The Story of an Image – GMP’s Bund SOHOArchitecture Commentary Post-production
This edition of Story of an Image is not necessarily a showcase of how you should go about creating a beautiful image, but rather an exercise in being resourceful if you ever find yourself unprepared and without the proper tools. This is the story of a somewhat random outing in Shanghai which led to the creation of one of my favorite images I have ever taken.
The backstory is that I was in the market for more of a medium/long range focal length lens, and a good friend of mine had generously lent me his Sony FE 85mm F1.8 prime lens. I decided to head out one Spring afternoon to test it out. With no predetermined itinerary of where I wanted to go, I hopped on my bike to explore the city I had called home for many years. Photography, when done on your own terms, really does have this wonderful ability to lead to new discoveries and open up hidden parts of your city that may otherwise go unexplored.
Hailed as the only ground-up building project on Bund in the past 60 years, Bund SOHO anchors the southern end of Shanghai’s historic riverfront promenade. Designed by German firm von Gerkan, Marg and Partners Architects (GMP), the development consists of six buildings in total. The four high-rise office buildings ranging between 60 and 135 meters in height form a distinct edge to the development towards the south and help ease the transition between the colonial-era buildings, whose style range from Neo-Gothic to Art Deco.
After meandering through several different neighborhoods on the western side of the Huangpu River, I ended up hopping on a ferry to the opposite side where you can get a fantastic vantage point of the more historic parts of the city. I made my way to the river’s edge as the late afternoon sun began to set beyond Bund SOHO and its nearby colonial neighbors. I immediately zoned in on a composition I felt would best illustrate how the building anchors the Bund to the south while showcasing it as a modern addition that sits comfortably within a historic context.
The only problem…I couldn’t fit the composition I wanted into the frame using the 85mm lens – the only one I had on me at the time. Without a tripod, I ended up sitting the camera on the top of the balustrade that lines the edge of the riverfront promenade, taking two shots that I would eventually stitch together in post when I got back home.
The Lightroom Edit
Alright, let’s fire up Lightroom and see what we can do. First things first, after importing our RAW files, we need to combine the two separate images into one by using the Photo Merge / Panorama function. After doing so, we’re left with a deliciously detailed, 11,000+ pixel-wide stitched image.
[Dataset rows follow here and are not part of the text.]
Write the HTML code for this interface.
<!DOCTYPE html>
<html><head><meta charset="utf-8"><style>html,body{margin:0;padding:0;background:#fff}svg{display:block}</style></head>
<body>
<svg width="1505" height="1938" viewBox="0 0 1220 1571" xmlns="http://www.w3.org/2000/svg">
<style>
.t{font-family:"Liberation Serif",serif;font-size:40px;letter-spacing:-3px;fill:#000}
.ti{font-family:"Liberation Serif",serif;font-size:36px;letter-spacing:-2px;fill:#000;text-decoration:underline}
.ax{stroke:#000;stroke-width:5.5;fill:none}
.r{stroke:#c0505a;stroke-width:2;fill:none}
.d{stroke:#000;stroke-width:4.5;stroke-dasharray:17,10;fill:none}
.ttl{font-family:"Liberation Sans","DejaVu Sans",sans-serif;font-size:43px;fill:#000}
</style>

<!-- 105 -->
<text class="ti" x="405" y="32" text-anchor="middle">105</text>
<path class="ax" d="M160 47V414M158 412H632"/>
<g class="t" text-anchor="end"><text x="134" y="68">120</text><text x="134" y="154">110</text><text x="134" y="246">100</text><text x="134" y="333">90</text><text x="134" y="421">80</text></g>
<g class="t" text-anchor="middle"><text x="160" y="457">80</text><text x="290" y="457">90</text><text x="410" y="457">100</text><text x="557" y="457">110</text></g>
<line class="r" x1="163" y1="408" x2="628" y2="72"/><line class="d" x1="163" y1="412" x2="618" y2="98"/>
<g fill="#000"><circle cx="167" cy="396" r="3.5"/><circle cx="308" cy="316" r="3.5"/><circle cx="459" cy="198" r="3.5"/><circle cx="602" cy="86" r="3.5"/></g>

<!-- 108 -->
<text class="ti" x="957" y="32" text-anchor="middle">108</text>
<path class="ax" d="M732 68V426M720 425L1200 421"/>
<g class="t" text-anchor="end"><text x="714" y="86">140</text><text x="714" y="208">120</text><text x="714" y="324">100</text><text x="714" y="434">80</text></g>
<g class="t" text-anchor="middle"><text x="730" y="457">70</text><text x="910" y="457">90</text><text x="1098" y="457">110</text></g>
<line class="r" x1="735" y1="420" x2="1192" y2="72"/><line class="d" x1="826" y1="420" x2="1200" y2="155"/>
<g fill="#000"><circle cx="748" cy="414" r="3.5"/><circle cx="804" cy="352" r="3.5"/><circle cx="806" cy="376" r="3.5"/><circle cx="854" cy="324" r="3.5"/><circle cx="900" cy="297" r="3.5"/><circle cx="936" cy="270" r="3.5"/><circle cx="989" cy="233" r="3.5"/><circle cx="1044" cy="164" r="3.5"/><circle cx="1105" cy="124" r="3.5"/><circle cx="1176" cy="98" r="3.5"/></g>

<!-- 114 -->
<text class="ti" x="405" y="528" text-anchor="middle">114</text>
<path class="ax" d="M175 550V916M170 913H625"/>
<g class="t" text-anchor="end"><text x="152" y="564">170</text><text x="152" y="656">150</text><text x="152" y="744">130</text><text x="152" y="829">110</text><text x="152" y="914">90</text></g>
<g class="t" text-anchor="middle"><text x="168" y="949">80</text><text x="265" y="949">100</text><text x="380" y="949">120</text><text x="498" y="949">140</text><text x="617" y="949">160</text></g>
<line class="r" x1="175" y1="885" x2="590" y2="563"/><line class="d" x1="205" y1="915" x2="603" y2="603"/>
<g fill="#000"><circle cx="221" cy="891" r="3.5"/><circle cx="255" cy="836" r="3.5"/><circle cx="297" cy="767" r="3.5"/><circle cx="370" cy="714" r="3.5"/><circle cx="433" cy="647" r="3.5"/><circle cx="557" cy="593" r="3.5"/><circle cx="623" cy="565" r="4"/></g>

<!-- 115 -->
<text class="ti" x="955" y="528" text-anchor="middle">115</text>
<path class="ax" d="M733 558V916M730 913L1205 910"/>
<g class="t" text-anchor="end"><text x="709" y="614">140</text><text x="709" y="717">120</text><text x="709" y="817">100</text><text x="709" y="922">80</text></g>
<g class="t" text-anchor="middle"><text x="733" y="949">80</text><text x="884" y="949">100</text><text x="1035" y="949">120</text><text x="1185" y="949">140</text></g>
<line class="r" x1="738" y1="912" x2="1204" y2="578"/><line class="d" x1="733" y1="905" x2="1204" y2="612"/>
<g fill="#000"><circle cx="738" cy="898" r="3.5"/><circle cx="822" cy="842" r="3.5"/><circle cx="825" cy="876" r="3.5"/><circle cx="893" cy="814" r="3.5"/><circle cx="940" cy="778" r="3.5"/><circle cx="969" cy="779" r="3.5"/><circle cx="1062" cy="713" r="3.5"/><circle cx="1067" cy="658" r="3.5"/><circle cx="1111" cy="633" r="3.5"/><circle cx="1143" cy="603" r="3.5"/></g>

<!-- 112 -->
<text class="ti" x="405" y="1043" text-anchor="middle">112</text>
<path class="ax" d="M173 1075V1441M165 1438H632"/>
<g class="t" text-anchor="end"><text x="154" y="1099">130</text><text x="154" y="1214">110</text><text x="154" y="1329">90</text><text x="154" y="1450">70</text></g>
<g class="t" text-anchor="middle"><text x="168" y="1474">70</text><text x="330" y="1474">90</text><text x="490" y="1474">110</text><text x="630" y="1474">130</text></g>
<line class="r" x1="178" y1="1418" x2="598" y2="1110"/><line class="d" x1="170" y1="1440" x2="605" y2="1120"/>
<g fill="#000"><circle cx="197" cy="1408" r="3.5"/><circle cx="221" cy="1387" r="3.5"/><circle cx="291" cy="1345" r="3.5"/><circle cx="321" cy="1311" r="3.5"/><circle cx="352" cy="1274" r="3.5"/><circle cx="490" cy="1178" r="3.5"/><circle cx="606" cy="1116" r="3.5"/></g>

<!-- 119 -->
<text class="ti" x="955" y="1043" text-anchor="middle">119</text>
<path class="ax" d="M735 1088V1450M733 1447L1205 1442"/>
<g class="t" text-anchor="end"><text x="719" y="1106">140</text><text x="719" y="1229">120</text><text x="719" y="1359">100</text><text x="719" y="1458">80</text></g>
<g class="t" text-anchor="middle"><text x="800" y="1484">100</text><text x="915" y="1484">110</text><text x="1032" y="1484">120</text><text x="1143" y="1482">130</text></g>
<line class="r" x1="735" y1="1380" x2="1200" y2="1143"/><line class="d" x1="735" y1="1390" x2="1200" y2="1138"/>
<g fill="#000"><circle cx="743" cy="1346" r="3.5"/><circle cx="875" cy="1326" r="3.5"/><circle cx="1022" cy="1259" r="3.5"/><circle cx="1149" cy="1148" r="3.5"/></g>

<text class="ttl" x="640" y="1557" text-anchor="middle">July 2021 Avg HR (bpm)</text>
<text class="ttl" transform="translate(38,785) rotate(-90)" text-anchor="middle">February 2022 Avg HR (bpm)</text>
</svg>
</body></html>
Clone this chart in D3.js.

Right away, I noticed I didn’t really like the composition with tall towers bookending both edges of the frame (which is a good thing since I chopped off the top of its spire anyway – whoops). Since Bund SOHO was our main subject and we wanted to show how it anchors the riverfront streetscape, we cropped in on the right side of the image, helping to create a much more pleasing composition whereby our subject is by far the tallest building in the frame giving it a heightened sense of importance. We then make a few basic adjustments to the exposure and white balance before heading into Photoshop.
The Photoshop Edit
Once in Photoshop, the adjustments are fairly minimal. First, I wanted to add a bit more space both above and below the buildings to let them breathe in the frame a bit. The Crop + Content-aware combo served me well here, with minimal cleanup required. I photograph a lot of high-rise buildings and have become a bit OCD when it comes to the building maintenance units atop the towers – so I clone those out so that the skyline is kept pure.
Finally, even though I think the sky suits the image quite well, I wanted to explore adding just a bit more cloud texture into the sky to balance out the texture we see in the foreground water. Since there was already a good amount of contrast in the image between the buildings and the existing sky, it was quick to make a channel mask to isolate the sky.
I tested out a handful of sky options before settling on one I felt served the image well. You be the judge…
And that was that – here is the final image:
There’s something about the way the image captures the majesty of Shanghai’s historic riverfront that I love. Postcards of Shanghai will more often than not showcase the opposite view – that of the glitzy new CBD and its iconic skyscrapers. I’ve always preferred vantage points back towards its more historic side, and was happy to find one that allowed me to create an image I’m satisfied with.